In one corner of the intellectual boxing ring is Stimulo. His fighting words: more economic stimulus. History and theory, he declaims, teach that governments should run much larger fiscal deficits in a downturn. In the other corner is the Cutback Kid, who delivers the opposite message: more austerity. He asserts that history and theory teach that governments should reduce their deficits. The two contestants for the Economic Policy Prize are in the midst of a long fight. Amazingly, they are both losing.
Stimulo has the open-hearted enthusiasm often associated with residents of the United States, for three decades known as the land of big fiscal deficits and small worries. His favourite example is the 1930s Great Depression, which only government spending could end. Now, almost four years after the collapse of Lehman Brothers, GDP growth remains slow and the unemployment rate high. The government deficit, he says, should be increased by as much as necessary to push the economy out of its current stagnation.
The Cutback Kid has a more restrained charm, the sort sometimes associated with suave European intellectuals. He praises the virtue of balanced government budgets: sound finances keep inflation far away, support the value of the currency and promote a strong economy by not stealing savings from the private sector, the source of durable growth. After four years of extraordinarily high government deficits, he says, it’s time to cut back.
There have been no knock-out blows. Neither stimulus nor austerity seems to work as predicted. The United States has tried stimulus and the UK austerity, but the results in both countries have been disappointing. The euro zone, which has tried less stimulus and more promises of austerity than either, has not done any better. Japan has been stimulating for years, without either recovery or inflationary disaster.

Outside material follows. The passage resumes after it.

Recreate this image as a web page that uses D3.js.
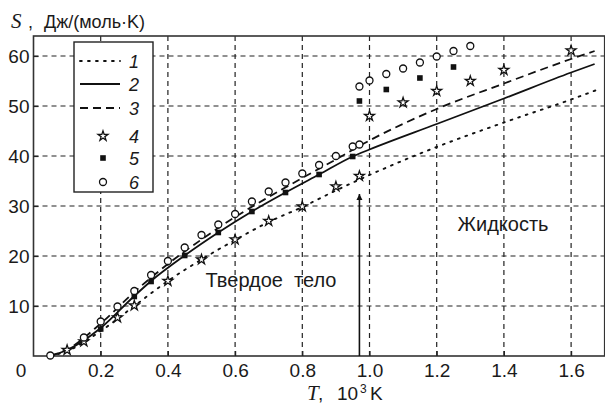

Here is a summary of the most recent round: Cutback Kid opens with a one-two punch – first Latvia, where punitive austerity is turning the suffering economy around, and then history, which shows that fiscal contractions often help restore economic growth, while large fiscal deficits usually have bad consequences. Stimulo is not deterred. He ducks Latvia – austerity isn’t really working there – and he punches back with examples of successful borrow-and-grow polices. Then he strikes hard with Greece, where austerity is crushing the economy.